Surgiu Braga Montenegro com a geração de 45. Suas novelas, reunidas sob o título de As Viagens, foram escritas, provavelmente, nos anos 1950. O volume traz alentado estudo, intitulado "Algumas Palavras Sobre a Teoria da Novela", escrito com o fim de definir as narrativas do livro como novelas. São cinco histórias que tratam temas da Amazônia. Todas elas são narradas por personagens forasteiros. A descrição do ambiente é, no entanto, perfeita, se compararmos suas novelas às de outros ficcionistas naturais ou não daquela região. Quanto à técnica, não encontrei nenhuma novidade, mesmo porque o modelo em vigor era o realismo nordestino, apesar de Braga demonstrar ter lido e relido escritores inovadores como Joyce, Gide, Conrad, Rilke, Pirandello, sobre os quais escreveu ensaios críticos de enorme valor. Seu realismo não tem semelhança com a crueza de um José Lins do Rego. Nada tem de naturalismo, embora o ambiente descrito seja o mais compatível com os fundamentos daquela escola. O homem é visto através do meio, sua brutalidade, sua rudeza, sua amplitude, sua beleza natural e apavorante. No entanto, João Clímaco tem opinião diversa desta: (...) “apesar dos anos de longo aprendizado no inferno verde, Braga Montenegro não se filiaria à corrente dos ficcionistas nordestinos perdidamente telúricos. A paisagem, nas suas histórias, se evidencia apenas para compor o ambiente, criar a atmosfera em que se movem, sofrem e amam os personagens.”
Braga Montenegro pode não ser posto ao lado dos melhores ficcionistas, porém sua habilidade no trato do vernáculo é comparável à dos grandes nomes da prosa de ficção brasileira, de Machado a Graciliano. No ensaio “A Inquieta Modernidade de Braga Montenegro”, publicado no Suplemento Literário Minas Gerais de 26 de abril de 1980, Francisco Carvalho escreveu: “Sua profunda consciência literária acabaria por transformá-lo num artesão exigente e meticuloso.” Mais adiante chama Braga Montenegro de “prosador consumado, profundo conhecedor do seu ofício e das complexas particularidades do universo semântico.” Isto não quer dizer seja ele apenas um vernaculista, tão-só um cultor do período bem construído, da frase enxuta, da palavra certa no lugar certo. Braga Montenegro é também um criador de tipos, um descritor de ambientes, um perito em tramas, um hábil contador de histórias.

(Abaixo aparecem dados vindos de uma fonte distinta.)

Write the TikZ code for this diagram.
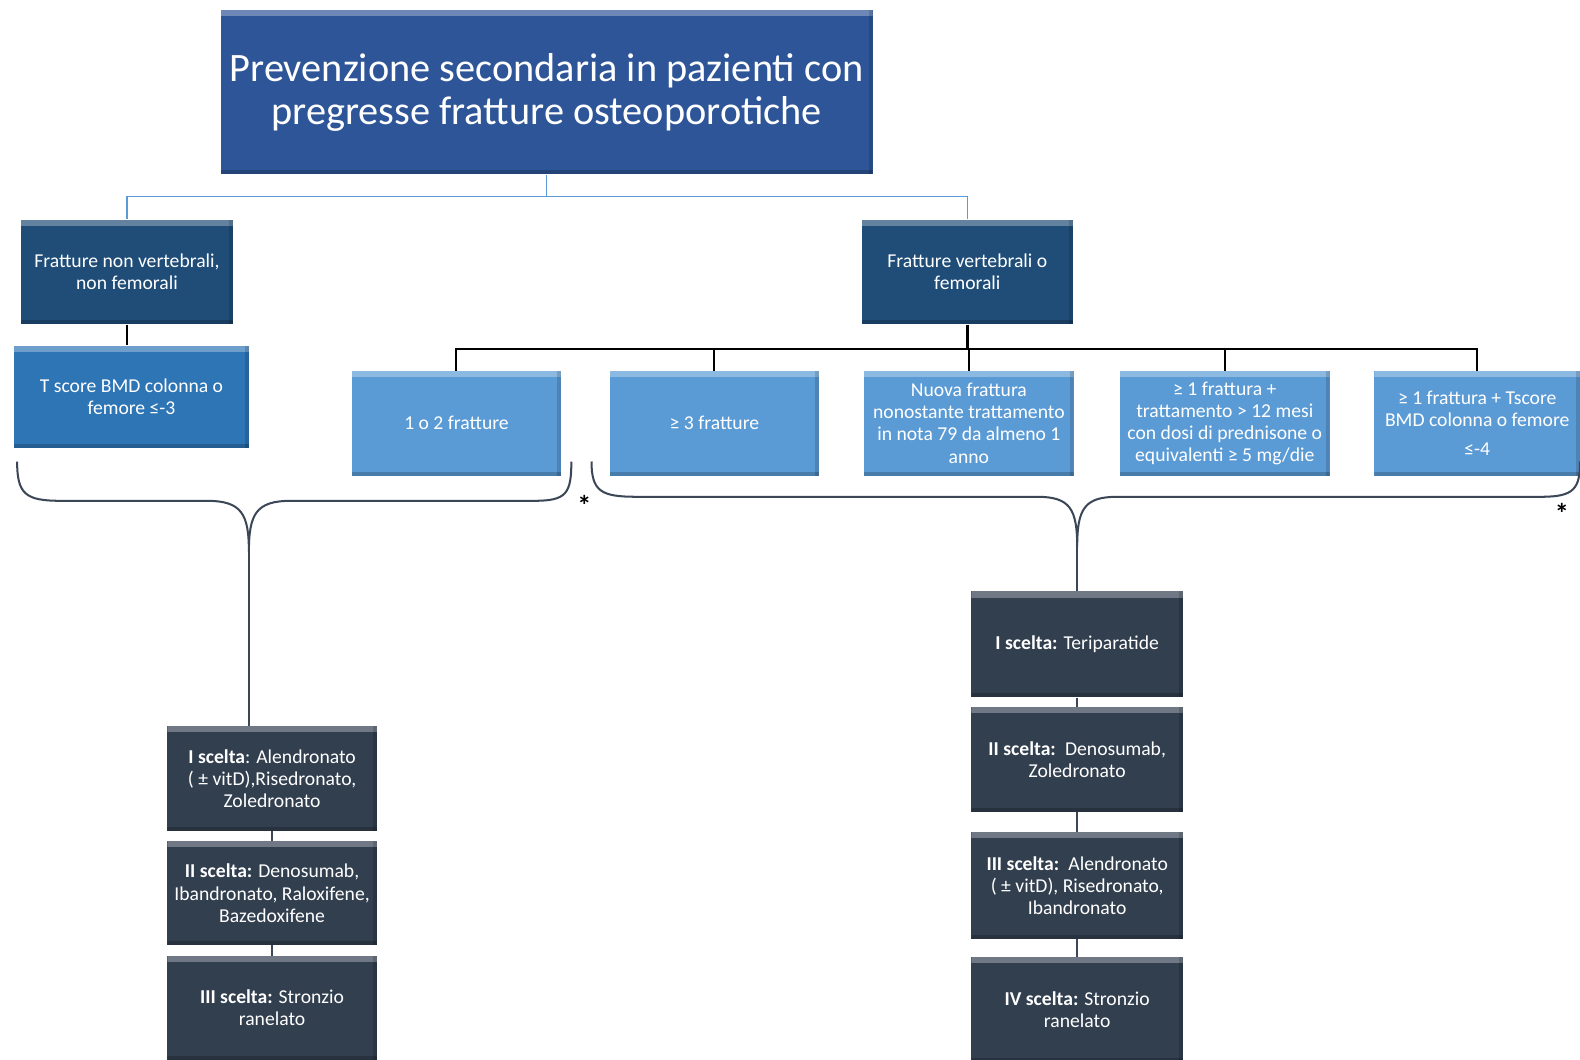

Para muitos analistas da obra de Braga Montenegro, o melhor dele está nos estudos de crítica literária. Correio Retardado-II é composto de oito estudos sobre escritores brasileiros e cinco sobre estrangeiros. A primeira parte é dedicada a Iracema, de José de Alencar; Terra de Sol, de Gustavo Barroso; o contista Eduardo Campos; alguns livros de memórias; Antonio Sales; Guimarães Rosa; Graciliano Ramos; e “A Crítica e o Método”. A segunda parte traz ensaios sobre André Gide, Joseph Conrad, Rilke, Emily Bronte e Pirandello.

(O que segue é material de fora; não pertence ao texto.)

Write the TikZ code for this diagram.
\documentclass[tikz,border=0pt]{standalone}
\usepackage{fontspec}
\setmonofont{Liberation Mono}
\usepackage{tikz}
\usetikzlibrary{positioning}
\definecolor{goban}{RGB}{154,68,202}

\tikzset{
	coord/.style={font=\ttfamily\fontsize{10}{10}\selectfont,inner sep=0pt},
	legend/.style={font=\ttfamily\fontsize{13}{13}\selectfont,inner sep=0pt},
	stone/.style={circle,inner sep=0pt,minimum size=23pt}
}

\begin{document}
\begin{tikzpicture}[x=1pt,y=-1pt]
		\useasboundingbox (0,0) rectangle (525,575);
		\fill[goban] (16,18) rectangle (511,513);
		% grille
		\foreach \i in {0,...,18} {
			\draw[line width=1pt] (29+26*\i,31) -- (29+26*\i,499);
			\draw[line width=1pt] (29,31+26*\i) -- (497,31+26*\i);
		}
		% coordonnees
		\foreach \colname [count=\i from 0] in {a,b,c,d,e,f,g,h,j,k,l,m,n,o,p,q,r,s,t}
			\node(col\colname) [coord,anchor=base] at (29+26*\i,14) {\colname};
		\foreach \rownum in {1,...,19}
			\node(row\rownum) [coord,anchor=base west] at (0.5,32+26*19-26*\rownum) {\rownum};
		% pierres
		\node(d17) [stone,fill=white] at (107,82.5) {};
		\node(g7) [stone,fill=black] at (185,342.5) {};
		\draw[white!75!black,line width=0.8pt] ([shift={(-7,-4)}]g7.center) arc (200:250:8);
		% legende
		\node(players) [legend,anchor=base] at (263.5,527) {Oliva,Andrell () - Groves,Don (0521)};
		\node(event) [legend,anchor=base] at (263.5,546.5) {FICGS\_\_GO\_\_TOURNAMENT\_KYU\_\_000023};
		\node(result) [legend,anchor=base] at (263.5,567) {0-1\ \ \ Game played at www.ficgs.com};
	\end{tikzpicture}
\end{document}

Braga Montenegro escreveu muito, como ele mesmo afirma: “De um acervo maior de mil folhas datilografadas, redigidas ao longo de 30 anos de uma atividade obstinadamente exercida no convívio das letras, retiramos esses dois punhados de páginas com que compomos as duas séries de nosso Correio Retardado.” Publicou pouco. Francisco Carvalho no ensaio já mencionado conclui: “Daí que, produzindo ficção ou crítica literária, a qualidade prevalecesse, necessariamente, sobre a quantidade.”